Ellen Pearlstein Wins Prestigious Rome Prize

Ellen Pearlstein, professor in the Department of Information Studies and the UCLA/Getty Conservation Program, as well as a core faculty member of the Cotsen Institute, has been named a recipient of the 2021–22 Rome Prize from the American Academy in Rome. She will receive a stipend, workspace, and room and board at the eleven-acre campus of the Academy in Rome, starting in September 2021.

Rome Prize laureates are selected annually by independent juries of distinguished artists and scholars through a national competition in eleven disciplines, including historic preservation and conservation, for which Pearlstein was one of three awardees. While she had the option of choosing between a one-year and six-month residency, she chose six months “in balance with my commitments on campus.” She will complete one quarter teaching remotely and will take off one quarter on a sabbatical.

While at the Academy, Pearlstein will pursue research to enable her to “interrogate the ways in which museums that are detached from communities whose cultural materials they hold, such as European institutions with collections from the Americas, are negotiating these distances to achieve culturally appropriate care,” she explained. The Vatican Museum and the Luigi Pigorini National Prehistoric Ethnographic Museum are two Italian museums with major American indigenous holdings and with significant investments in redefining colonial museum practices. “Research activities include working with these museums to explore whether sharing digital surrogates, reaching out to diaspora communities of local cultural descendants, or other practices have offered viable alternatives to in-person sharing about conservation decision-making and consequent museum representation,” she added.

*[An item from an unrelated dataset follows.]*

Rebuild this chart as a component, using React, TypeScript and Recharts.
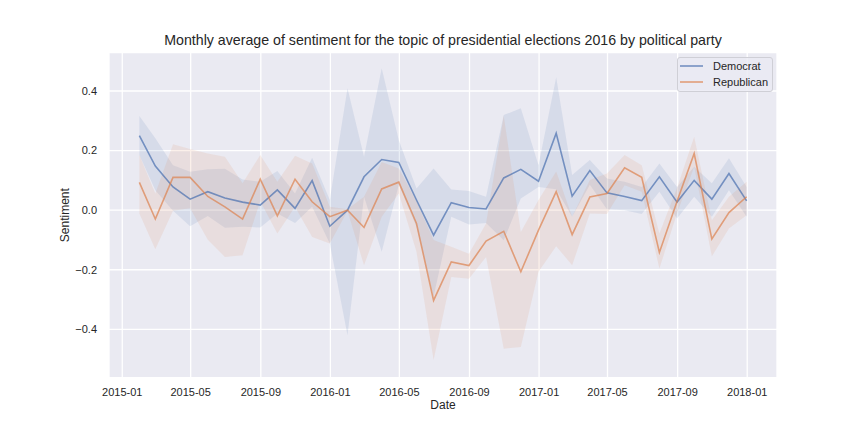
import React from 'react';
import { ComposedChart, Area, Line, XAxis, YAxis, CartesianGrid, Label } from 'recharts';

const months = [
  '2015-01-31', '2015-02-28', '2015-03-31', '2015-04-30', '2015-05-31', '2015-06-30',
  '2015-07-31', '2015-08-31', '2015-09-30', '2015-10-31', '2015-11-30', '2015-12-31',
  '2016-01-31', '2016-02-29', '2016-03-31', '2016-04-30', '2016-05-31', '2016-06-30',
  '2016-07-31', '2016-08-31', '2016-09-30', '2016-10-31', '2016-11-30', '2016-12-31',
  '2017-01-31', '2017-02-28', '2017-03-31', '2017-04-30', '2017-05-31', '2017-06-30',
  '2017-07-31', '2017-08-31', '2017-09-30', '2017-10-31', '2017-11-30', '2017-12-31',
];

const democratMean = [
  0.250, 0.148, 0.078, 0.037, 0.062, 0.041, 0.027, 0.017, 0.068, 0.006, 0.099, -0.054,
  0.000, 0.112, 0.170, 0.160, 0.034, -0.084, 0.025, 0.009, 0.004, 0.108, 0.137, 0.097,
  0.258, 0.047, 0.133, 0.058, 0.046, 0.032, 0.112, 0.027, 0.100, 0.037, 0.123, 0.031,
];
const democratLow = [
  0.185, 0.067, -0.002, -0.054, -0.020, -0.059, -0.056, -0.058, -0.011, -0.043, 0.011, -0.112,
  -0.420, 0.045, -0.140, 0.085, -0.056, -0.290, -0.022, -0.048, -0.043, -0.101, 0.039, 0.078,
  0.070, -0.022, 0.085, 0.003, 0.000, -0.013, 0.062, -0.028, 0.045, -0.022, 0.067, -0.022,
];
const democratHigh = [
  0.316, 0.241, 0.151, 0.129, 0.137, 0.139, 0.103, 0.095, 0.131, 0.056, 0.176, 0.034,
  0.409, 0.179, 0.476, 0.235, 0.073, 0.140, 0.069, 0.064, 0.045, 0.319, 0.342, 0.151,
  0.446, 0.118, 0.168, 0.106, 0.095, 0.078, 0.157, 0.078, 0.146, 0.090, 0.174, 0.078,
];

const republicanMean = [
  0.093, -0.030, 0.110, 0.110, 0.046, 0.011, -0.030, 0.104, -0.019, 0.104, 0.028, -0.022,
  0.000, -0.058, 0.071, 0.094, -0.045, -0.303, -0.174, -0.186, -0.104, -0.071, -0.207, -0.067,
  0.062, -0.082, 0.044, 0.056, 0.142, 0.110, -0.142, 0.030, 0.190, -0.097, -0.008, 0.045,
];
const republicanLow = [
  -0.011, -0.131, -0.002, 0.006, -0.099, -0.157, -0.151, 0.030, -0.078, 0.011, -0.090, -0.112,
  -0.003, -0.185, -0.022, 0.056, -0.140, -0.503, -0.224, -0.230, -0.157, -0.465, -0.459, -0.207,
  -0.121, -0.185, -0.011, -0.013, 0.084, 0.062, -0.196, -0.010, 0.146, -0.155, -0.062, -0.017,
];
const republicanHigh = [
  0.185, 0.056, 0.221, 0.205, 0.190, 0.179, 0.090, 0.185, 0.095, 0.183, 0.157, 0.011,
  0.003, 0.045, 0.162, 0.140, 0.030, -0.100, -0.123, -0.146, -0.045, 0.317, -0.073, 0.034,
  0.130, -0.022, 0.101, 0.123, 0.185, 0.151, -0.078, 0.075, 0.246, -0.034, 0.045, 0.095,
];

const tickLabels = [
  '2015-01', '2015-05', '2015-09', '2016-01', '2016-05',
  '2016-09', '2017-01', '2017-05', '2017-09', '2018-01',
];
const yTicks = [-0.4, -0.2, 0, 0.2, 0.4];

const ORIGIN = Date.parse('2015-01-01');
const dayOf = (s: string) => (Date.parse(s.length === 7 ? s + '-01' : s) - ORIGIN) / 86400000;

const data = months.map((m, i) => ({
  t: dayOf(m),
  dem: democratMean[i],
  demBand: [democratLow[i], democratHigh[i]],
  rep: republicanMean[i],
  repBand: [republicanLow[i], republicanHigh[i]],
}));

const xTicks = tickLabels.map(dayOf);
const first = data[0].t;
const last = data[data.length - 1].t;
const pad = (last - first) * 0.05;
const xDomain = [first - pad, last + pad];

const BLUE = '#4c72b0';
const ORANGE = '#dd8452';
const TEXT = '#262626';
const FONT = '"Liberation Sans", Arial, Helvetica, sans-serif';

const fmtY = (v: number) => v.toFixed(1).replace('-', '\u2212');
const fmtX = (v: number) => {
  const i = xTicks.findIndex((d) => Math.abs(d - v) < 0.5);
  return i >= 0 ? tickLabels[i] : '';
};

export default function App() {
  return (
    <div style={{ position: 'absolute', left: 0, top: 0, width: 864, height: 432, background: '#fff', fontFamily: FONT }}>
      <div
        style={{
          position: 'absolute', left: 109, width: 668, top: 32, textAlign: 'center',
          fontSize: 14.2, color: TEXT, whiteSpace: 'nowrap', lineHeight: '16px',
        }}
      >
        Monthly average of sentiment for the topic of presidential elections 2016 by political party
      </div>
      <ComposedChart
        width={864}
        height={432}
        data={data}
        margin={{ top: 52.7, right: 87, bottom: 0, left: 0 }}
        style={{ fontFamily: FONT }}
      >
        <CartesianGrid fill="#eaeaf2" fillOpacity={1} stroke="#ffffff" strokeWidth={1.3} />
        <XAxis
          dataKey="t"
          type="number"
          domain={xDomain}
          ticks={xTicks}
          tickFormatter={fmtX}
          allowDataOverflow
          axisLine={false}
          tickLine={false}
          tickSize={4}
          tickMargin={6}
          height={54.3}
          tick={{ fontSize: 11, fill: TEXT, fontFamily: FONT }}
        >
          <Label
            content={({ viewBox }: any) => (
              <text
                x={viewBox.x + viewBox.width / 2}
                y={viewBox.y + 31.5}
                textAnchor="middle"
                fontSize={12}
                fill={TEXT}
                fontFamily={FONT}
              >
                Date
              </text>
            )}
          />
        </XAxis>
        <YAxis
          type="number"
          domain={[-0.5624, 0.5285]}
          ticks={yTicks}
          tickFormatter={fmtY}
          allowDataOverflow
          axisLine={false}
          tickLine={false}
          tickSize={6}
          tickMargin={6}
          width={109}
          tick={{ fontSize: 11, fill: TEXT, fontFamily: FONT }}
        >
          <Label
            content={({ viewBox }: any) => {
              const cx = 69;
              const cy = viewBox.y + viewBox.height / 2;
              return (
                <text
                  x={cx}
                  y={cy}
                  transform={`rotate(-90 ${cx} ${cy})`}
                  textAnchor="middle"
                  fontSize={12}
                  fill={TEXT}
                  fontFamily={FONT}
                >
                  Sentiment
                </text>
              );
            }}
          />
        </YAxis>
        <Area
          dataKey="demBand"
          type="linear"
          stroke="none"
          fill={BLUE}
          fillOpacity={0.12}
          isAnimationActive={false}
          activeDot={false}
        />
        <Line
          dataKey="dem"
          type="linear"
          stroke={BLUE}
          strokeOpacity={0.72}
          strokeWidth={1.6}
          dot={false}
          activeDot={false}
          isAnimationActive={false}
        />
        <Area
          dataKey="repBand"
          type="linear"
          stroke="none"
          fill={ORANGE}
          fillOpacity={0.12}
          isAnimationActive={false}
          activeDot={false}
        />
        <Line
          dataKey="rep"
          type="linear"
          stroke={ORANGE}
          strokeOpacity={0.72}
          strokeWidth={1.6}
          dot={false}
          activeDot={false}
          isAnimationActive={false}
        />
      </ComposedChart>
      <div
        style={{
          position: 'absolute', left: 677, top: 57, width: 96, height: 35, boxSizing: 'border-box',
          border: '1px solid #cfcfd6', borderRadius: 3, background: 'rgba(234,234,242,0.8)',
          fontSize: 11, color: TEXT,
        }}
      >
        {[
          { name: 'Democrat', color: BLUE },
          { name: 'Republican', color: ORANGE },
        ].map((it, k) => (
          <div key={it.name} style={{ position: 'absolute', left: 2, top: 1 + k * 16, height: 14, display: 'flex', alignItems: 'center' }}>
            <div style={{ width: 23, height: 0, borderTop: `2px solid ${it.color}`, opacity: 0.6, marginRight: 10 }} />
            <span style={{ lineHeight: '14px' }}>{it.name}</span>
          </div>
        ))}
      </div>
    </div>
  );
}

“My scholarship and teaching focus on conservation of indigenous materials from the Americas within a collaborative framework,” she continued. “I am proud that my research about innovative conservation practices and community collaboration with indigenous materials can be shared with graduate students who build on these concepts. My research in Rome will reinforce and expand upon the scholarship and teaching methods that I have developed and will provide the worldwide conservation community with new insights about the development of thoughtful methods for shared responsibilities in collections care, display, and scholarship,” according to Pearlstein.

She said she is most looking forward to being behind the scenes in museums, not only in Rome, but elsewhere in Europe. She did spend some days in Rome as a tourist years ago, and in 2011 was invited to the Vatican for a conservation initiative about working collaboratively. “Since then, I have spent more time in cities such as Turin and, most recently, in Milan, Asola, and Aosta, one more beautiful than the next. I am also looking forward to eating some wonderful meals, drinking some excellent wine, and wandering many beautiful streets steeped in history and beauty.”